7. The Judge accepted that the appellant has established a private life in the UK and that he has a family life with his brother. Mr Plowright said that the appellant's brother, who is a year younger then him, has an application outstanding and does not have settled status in the UK. He made no submission that the Judge erred in relation to how he assessed this relationship. In any event there was little evidence before the Judge as to the nature and extent of the relationship between the appellant and his brother such as to enable him to make any further findings.

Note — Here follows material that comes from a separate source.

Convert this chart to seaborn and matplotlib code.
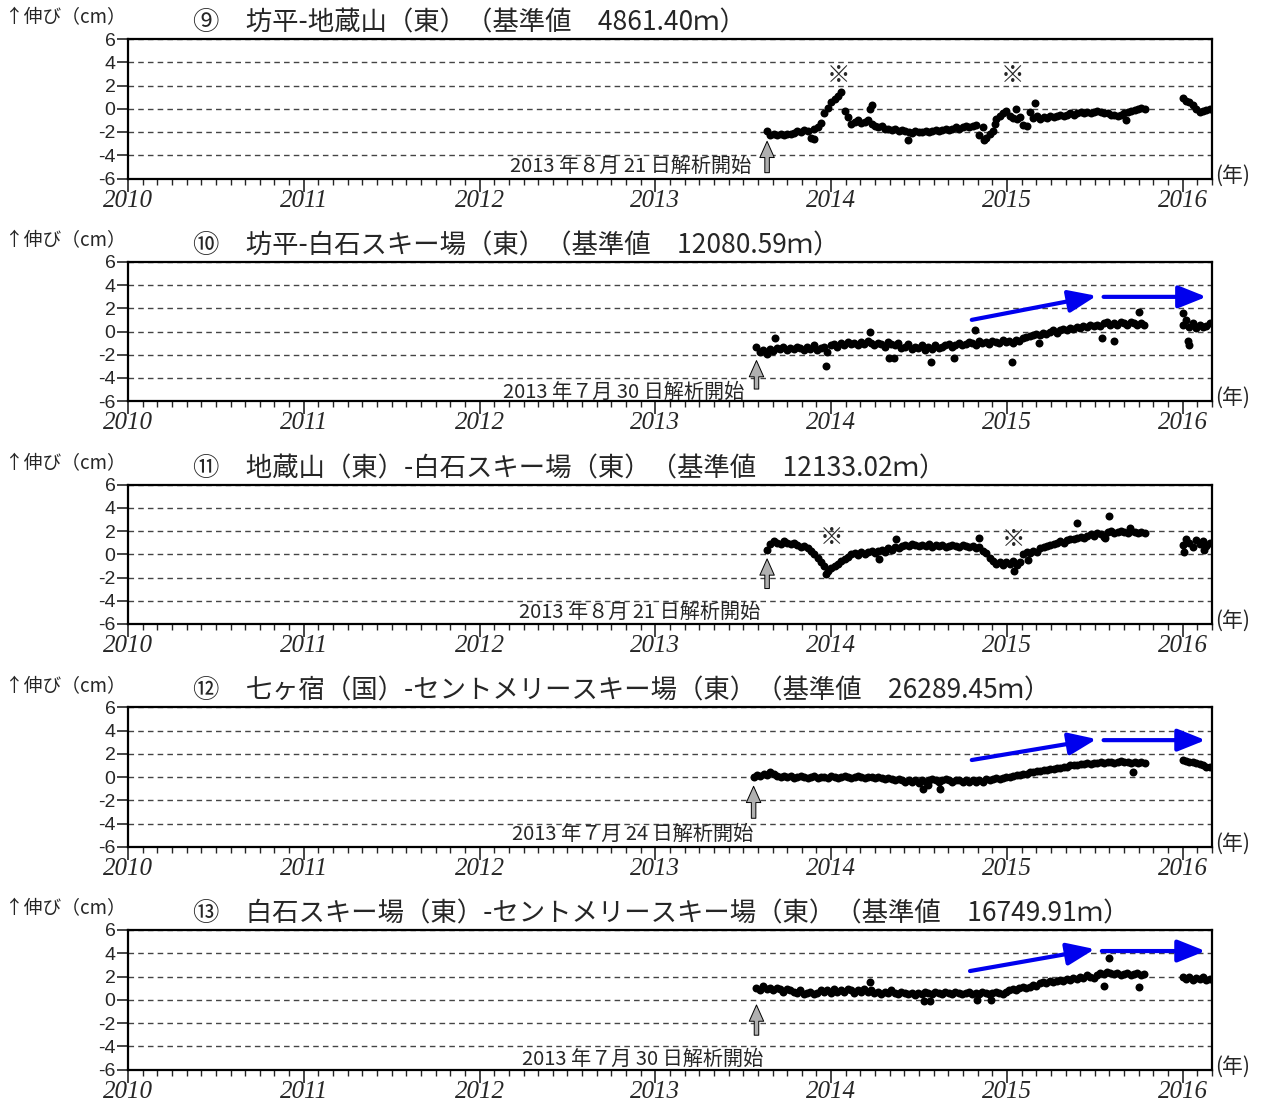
import numpy as np
import pandas as pd
import matplotlib
matplotlib.use("Agg")
import matplotlib.pyplot as plt
import seaborn as sns

# ---------------- data ----------------
titles = [
    "⑨　坊平-地蔵山（東）（基準値　4861.40ｍ）",
    "⑩　坊平-白石スキー場（東）（基準値　12080.59ｍ）",
    "⑪　地蔵山（東）-白石スキー場（東）（基準値　12133.02ｍ）",
    "⑫　七ヶ宿（国）-セントメリースキー場（東）（基準値　26289.45ｍ）",
    "⑬　白石スキー場（東）-セントメリースキー場（東）（基準値　16749.91ｍ）",
]
start_dates = ["2013-08-21", "2013-07-30", "2013-08-21", "2013-07-24", "2013-07-30"]
start_labels = [
    "2013 年８月 21 日解析開始",
    "2013 年７月 30 日解析開始",
    "2013 年８月 21 日解析開始",
    "2013 年７月 24 日解析開始",
    "2013 年７月 30 日解析開始",
]
seg2_start = "2016-01-01"

# weekly values (cm) from the analysis start date
vals_9 = [-1.9, -2.3, -2.2, -2.3, -2.2, -2.3, -2.2, -2.2, -2.1,
          -1.9, -2.0, -1.8, -1.9, -2.5, -1.7,
          -1.6, -1.2, -0.4, 0.1, 0.6, 0.8, 1.1, 1.4, -0.2, -0.7, -1.3, -1.1,
          -1.0, -1.2, -1.1, -1.0, -1.3,
          -1.5, -1.6, -1.5, -1.7, -1.7, -1.8, -1.7, -1.9, -1.8,
          -1.9, -2.0, -2.1, -1.9, -2.0, -2.0, -1.9, -2.0, -1.9, -1.8,
          -1.9, -1.8, -1.7, -1.8, -1.7, -1.6, -1.7, -1.6, -1.5, -1.6,
          -1.5, -1.4, -2.3, -1.6, -2.5, -2.2, -1.9, -0.9, -0.6, -0.4,
          -0.2, -0.6, -0.8, -0.9, -0.7, -1.4, -1.5, -0.3, -0.8, -0.6,
          -0.9, -0.7, -0.8, -0.6, -0.7, -0.6, -0.5, -0.6, -0.5, -0.4,
          -0.5, -0.4, -0.3, -0.4, -0.3, -0.4, -0.3, -0.2, -0.3, -0.4,
          -0.4, -0.5, -0.5, -0.6, -0.5, -0.4, -0.3, -0.2, -0.1, 0.0,
          0.1, 0.0]
vals_10 = [-1.3, -1.8, -1.6, -1.9, -1.5, -1.7, -1.4, -1.5, -1.3, -1.6, -1.4,
           -1.5, -1.3, -1.4, -1.6, -1.3, -1.5, -1.2, -1.6, -1.4, -1.3,
           -1.8, -1.2, -1.1, -1.3, -1.0, -1.2, -0.9, -1.1, -1.0, -1.2,
           -0.9, -1.1, -0.8, -1.0, -1.2, -1.0, -1.1, -1.3, -0.9, -1.1,
           -1.2, -1.0, -1.4, -1.3, -1.1, -1.5, -1.3, -1.4, -1.2, -1.6,
           -1.3, -1.5, -1.2, -1.4, -1.3, -1.2, -1.1, -1.3, -1.2, -1.0,
           -1.2, -1.1, -0.9, -1.0, -1.2, -0.8, -1.0, -0.9, -1.1, -0.8,
           -0.9, -1.0, -0.7, -0.9, -0.8, -1.0, -0.7, -0.8, -0.6, -0.5,
           -0.4, -0.3, -0.2, -0.3, -0.1, -0.2, 0.0, 0.1, -0.1, 0.1,
           0.2, 0.1, 0.3, 0.2, 0.4, 0.3, 0.5, 0.4, 0.6, 0.5,
           0.6, 0.5, 0.7, 0.8, 0.6, 0.7, 0.6, 0.8, 0.7, 0.6,
           0.8, 0.7, 0.6, 0.7, 0.6]
vals_11 = [0.4, 0.9, 1.1, 1.0, 0.9, 1.1, 1.0, 0.9, 1.0, 0.8, 0.6,
           0.7, 0.5, 0.3, 0.0, -0.3, -0.7, -1.0, -1.4, -1.2, -1.0,
           -0.8, -0.6, -0.4, -0.2, 0.0, 0.1, -0.1, 0.2, 0.0, 0.2,
           0.3, 0.1, 0.3, 0.4, 0.2, 0.5, 0.4, 0.6, 0.5, 0.7,
           0.8, 0.7, 0.9, 0.8, 0.7, 0.8, 0.7, 0.9, 0.6, 0.8,
           0.7, 0.8, 0.6, 0.7, 0.8, 0.7, 0.6, 0.8, 0.7, 0.6,
           0.7, 0.5, 0.6, 0.3, 0.1, -0.3, -0.6, -0.8, -0.7, -0.9,
           -0.7, -0.8, -0.6, -0.9, -0.7, 0.0, 0.2, 0.1, 0.3, 0.2,
           0.5, 0.6, 0.7, 0.8, 0.9, 1.0, 1.1, 1.0, 1.2, 1.3,
           1.3, 1.4, 1.5, 1.4, 1.6, 1.7, 1.6, 1.8, 1.7, 1.5,
           1.9, 2.0, 1.8, 1.9, 2.0, 1.9, 1.8, 2.0, 1.9, 1.8,
           1.9, 1.8]
vals_12 = [0.0, 0.2, 0.1, 0.3, 0.2, 0.4, 0.3, 0.1, 0.0, 0.1, 0.0,
           0.1, -0.1, 0.0, 0.1, 0.0, -0.1, 0.0, 0.1, -0.1, 0.0,
           0.0, -0.1, 0.1, 0.0, -0.1, 0.0, 0.1, 0.0, -0.1, 0.0,
           0.1, 0.0, -0.1, 0.0, 0.0, -0.1, 0.0, -0.1, -0.2, -0.1,
           -0.2, -0.3, -0.2, -0.3, -0.4, -0.3, -0.4, -0.3, -0.5, -0.3,
           -0.4, -0.3, -0.2, -0.3, -0.4, -0.3, -0.2, -0.3, -0.4, -0.3,
           -0.3, -0.4, -0.3, -0.4, -0.3, -0.4, -0.3, -0.4, -0.2, -0.3,
           -0.2, -0.1, -0.2, -0.1, 0.0, 0.0, 0.1, 0.2, 0.2, 0.3,
           0.3, 0.4, 0.4, 0.5, 0.5, 0.6, 0.6, 0.7, 0.7, 0.8,
           0.8, 0.9, 0.9, 1.0, 1.0, 1.0, 1.1, 1.1, 1.2, 1.1,
           1.2, 1.2, 1.3, 1.2, 1.3, 1.3, 1.2, 1.3, 1.4, 1.3,
           1.3, 1.2, 1.3, 1.2, 1.3, 1.2]
vals_13 = [1.0, 0.8, 1.2, 0.9, 1.0, 0.8, 1.0, 0.9, 0.7, 0.9, 0.8,
           0.7, 0.6, 0.8, 0.5, 0.6, 0.7, 0.5, 0.6, 0.8, 0.7,
           0.8, 0.6, 0.9, 0.7, 0.8, 0.7, 0.9, 0.8, 0.6, 0.8,
           0.7, 0.9, 0.7, 0.8, 0.6, 0.7, 0.5, 0.7, 0.6, 0.8,
           0.6, 0.5, 0.7, 0.6, 0.5, 0.6, 0.4, 0.6, 0.5, 0.7,
           0.6, 0.5, 0.7, 0.6, 0.5, 0.7, 0.6, 0.5, 0.7, 0.6,
           0.5, 0.6, 0.7, 0.5, 0.6, 0.5, 0.7, 0.6, 0.5, 0.6,
           0.7, 0.6, 0.5, 0.7, 0.8, 0.9, 0.8, 1.0, 1.1, 1.0,
           1.1, 1.3, 1.2, 1.4, 1.5, 1.4, 1.6, 1.5, 1.6, 1.7,
           1.6, 1.8, 1.7, 1.9, 1.8, 2.0, 1.9, 2.1, 2.0, 1.9,
           2.1, 2.3, 2.2, 2.4, 2.3, 2.2, 2.3, 2.1, 2.2, 2.3,
           2.1, 2.2, 2.3, 2.1, 2.2]
main_values = [vals_9, vals_10, vals_11, vals_12, vals_13]

# weekly values from 2016-01-01
vals2016_9 = [0.9, 0.7, 0.6, 0.3, 0.0, -0.3, -0.2, -0.1, 0.0]
vals2016_10 = [0.6, 1.0, 0.4, 0.7, 0.3, 0.6, 0.4, 0.5, 0.7]
vals2016_11 = [0.8, 1.3, 1.0, 0.6, 1.2, 0.9, 1.1, 0.7, 1.0]
vals2016_12 = [1.5, 1.4, 1.3, 1.3, 1.2, 1.1, 1.0, 0.9, 0.9]
vals2016_13 = [2.0, 1.8, 2.0, 1.7, 1.9, 1.8, 2.0, 1.7, 1.8]
values_2016 = [vals2016_9, vals2016_10, vals2016_11, vals2016_12, vals2016_13]

# isolated points (decimal year, cm)
out_x_9 = [2014.23, 2014.22, 2013.90, 2014.44, 2014.87, 2015.05, 2015.16, 2015.68, 2014.93]
out_y_9 = [0.3, 0.0, -2.6, -2.7, -2.7, 0.0, 0.5, -1.0, -1.3]
out_x_10 = [2013.68, 2013.97, 2014.22, 2014.33, 2014.36, 2014.57, 2014.70, 2014.82,
            2015.03, 2015.18, 2015.54, 2015.61, 2015.75, 2016.00, 2016.03, 2016.035]
out_y_10 = [-0.6, -3.0, 0.0, -2.3, -2.3, -2.6, -2.3, 0.1, -2.6, -1.0, -0.6, -0.8, 1.7, 1.6, -0.8, -1.2]
out_x_11 = [2013.97, 2014.37, 2014.84, 2015.04, 2015.12, 2015.40, 2015.58, 2015.56, 2015.70,
            2014.27, 2016.01, 2016.12]
out_y_11 = [-1.7, 1.3, 1.4, -1.4, -0.5, 2.7, 3.3, 1.4, 2.3, -0.4, 0.2, 0.4]
out_x_12 = [2014.52, 2014.62, 2014.55, 2015.72]
out_y_12 = [-1.0, -1.0, -0.7, 0.4]
out_x_13 = [2014.22, 2014.53, 2014.56, 2014.83, 2014.91, 2015.55, 2015.58, 2015.75]
out_y_13 = [1.5, -0.1, -0.1, 0.0, 0.0, 1.2, 3.6, 1.1]
out_x = [out_x_9, out_x_10, out_x_11, out_x_12, out_x_13]
out_y = [out_y_9, out_y_10, out_y_11, out_y_12, out_y_13]

# annotation positions (data units)
label_xy = [(2012.857, -4.97), (2012.817, -5.2), (2012.908, -5.03), (2012.868, -4.97), (2012.93, -5.1)]
start_arrow_y = [(-5.5, -2.8), (-4.95, -2.5), (-2.95, -0.4), (-3.55, -0.8), (-3.05, -0.45)]
kome_marks = {0: [(2014.04, 2.83), (2015.03, 2.83)], 2: [(2014.0, 1.43), (2015.04, 1.27)]}
blue_arrows = {
    1: [((2014.80, 1.00), (2015.51, 3.07)), ((2015.55, 2.98), (2016.135, 2.98))],
    3: [((2014.80, 1.46), (2015.51, 3.26)), ((2015.55, 3.17), (2016.13, 3.17))],
    4: [((2014.79, 2.47), (2015.50, 4.36)), ((2015.54, 4.19), (2016.13, 4.19))],
}


def dec_year(dates):
    d = pd.DatetimeIndex(dates)
    ndays = np.where(d.is_leap_year, 366.0, 365.0)
    return d.year + (d.dayofyear - 1) / ndays


# ---------------- figure ----------------
sns.set_style("ticks")
plt.rcParams["font.family"] = ["Noto Sans CJK JP", "DejaVu Sans"]
plt.rcParams["axes.unicode_minus"] = False

W, H = 1265, 1106
fig = plt.figure(figsize=(W / 100, H / 100), dpi=100)

left_px, right_px = 128, 1212
first_top, step, ax_h = 39, 222.75, 139.5

for i in range(5):
    top = first_top + step * i
    ax = fig.add_axes([left_px / W, 1 - (top + ax_h) / H, (right_px - left_px) / W, ax_h / H])

    x_main = dec_year(pd.date_range(start_dates[i], periods=len(main_values[i]), freq="7D"))
    x_2016 = dec_year(pd.date_range(seg2_start, periods=len(values_2016[i]), freq="7D"))
    df = pd.DataFrame({
        "year": np.concatenate([x_main, x_2016, out_x[i]]),
        "cm": np.concatenate([main_values[i], values_2016[i], out_y[i]]),
    })
    sns.scatterplot(data=df, x="year", y="cm", ax=ax, color="black", s=33,
                    linewidth=0, marker="o", legend=False, zorder=3)

    ax.set_xlim(2010, 2016.165)
    ax.set_ylim(-6, 6)
    ax.set_xlabel("")
    ax.set_ylabel("")
    ax.set_xticks(np.arange(2010, 2017))
    ax.set_xticks(2010 + np.arange(0, 75) / 12, minor=True)
    ax.set_xticklabels([str(y) for y in range(2010, 2017)],
                       fontfamily="Liberation Serif", fontstyle="italic", fontsize=18)
    ax.set_yticks(np.arange(-6, 7, 2))
    ax.set_yticklabels([str(v) for v in range(-6, 7, 2)],
                       fontfamily="Liberation Sans", fontsize=14)
    ax.tick_params(axis="y", direction="out", length=8, width=1.2, pad=1)
    ax.tick_params(axis="x", which="major", direction="out", length=9, width=1.2, pad=-1)
    ax.tick_params(axis="x", which="minor", direction="out", length=4.5, width=1.0)
    ax.yaxis.grid(True, linestyle=(0, (4, 3)), color="#444444", linewidth=1.0)
    ax.xaxis.grid(False)
    for sp in ax.spines.values():
        sp.set_visible(True)
        sp.set_linewidth(1.6)
        sp.set_color("black")

    # start-of-analysis arrow and label
    sx = dec_year([start_dates[i]])[0]
    y0, y1 = start_arrow_y[i]
    ax.annotate("", xy=(sx, y1), xytext=(sx, y0),
                arrowprops=dict(arrowstyle="simple,head_width=0.8,head_length=0.9,tail_width=0.25",
                                mutation_scale=13, fc="#b0b0b0", ec="black", lw=0.7,
                                shrinkA=0, shrinkB=0), zorder=4)
    ax.text(label_xy[i][0], label_xy[i][1], start_labels[i], ha="center", va="center",
            fontsize=14.5, zorder=5)

    for (kx, ky) in kome_marks.get(i, []):
        ax.text(kx, ky, "※", ha="center", va="center", fontsize=17, zorder=5)
    for (p0, p1) in blue_arrows.get(i, []):
        ax.annotate("", xy=p1, xytext=p0,
                    arrowprops=dict(arrowstyle="-|>,head_width=0.4,head_length=1.0",
                                    color="#0000ee", lw=3, mutation_scale=17,
                                    shrinkA=0, shrinkB=0), zorder=6)

    # figure-level texts
    fig.text(5 / W, 1 - (top - 21) / H, "↑伸び（cm）", ha="left", va="center", fontsize=13.5)
    fig.text(193 / W, 1 - (top - 16) / H, titles[i], ha="left", va="center", fontsize=19)
    fig.text(1215 / W, 1 - (top + ax_h - 3) / H, "(年)", ha="left", va="center", fontsize=15)

fig.savefig("out.png", dpi=100)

8. Mr Plowright submitted that in considering proportionality the Judge failed to consider the appellant's background in Angola and to assess whether there is any support for the appellant in Angola in the context of the appellant's history and his age. The Judge set out the evidence in relation to the appellant's background at paragraphs 4-11 of the determination. There was little evidence before the Judge of any attempts by the appellant to trace his parents in Angola. The appellant accepted in oral evidence that he had made no enquiries about the possibility of employment and accommodation in Angola [9]. It is clear that the Judge had all of this evidence in mind when reaching the conclusions at paragraphs 16-17. At paragraph 17 the Judge referred to the fact that the appellant speaks Portuguese and returns to Angola with the benefit of the education he has gained in the UK.
9. Looking at the decision as a whole I am satisfied that the First-tier Tribunal Judge made a decision which was open to him on the evidence and that the made no material error of law in the determination of this appeal.
Conclusion:
The making of the decision of the First-tier Tribunal did not involve the making of a material error on point of law.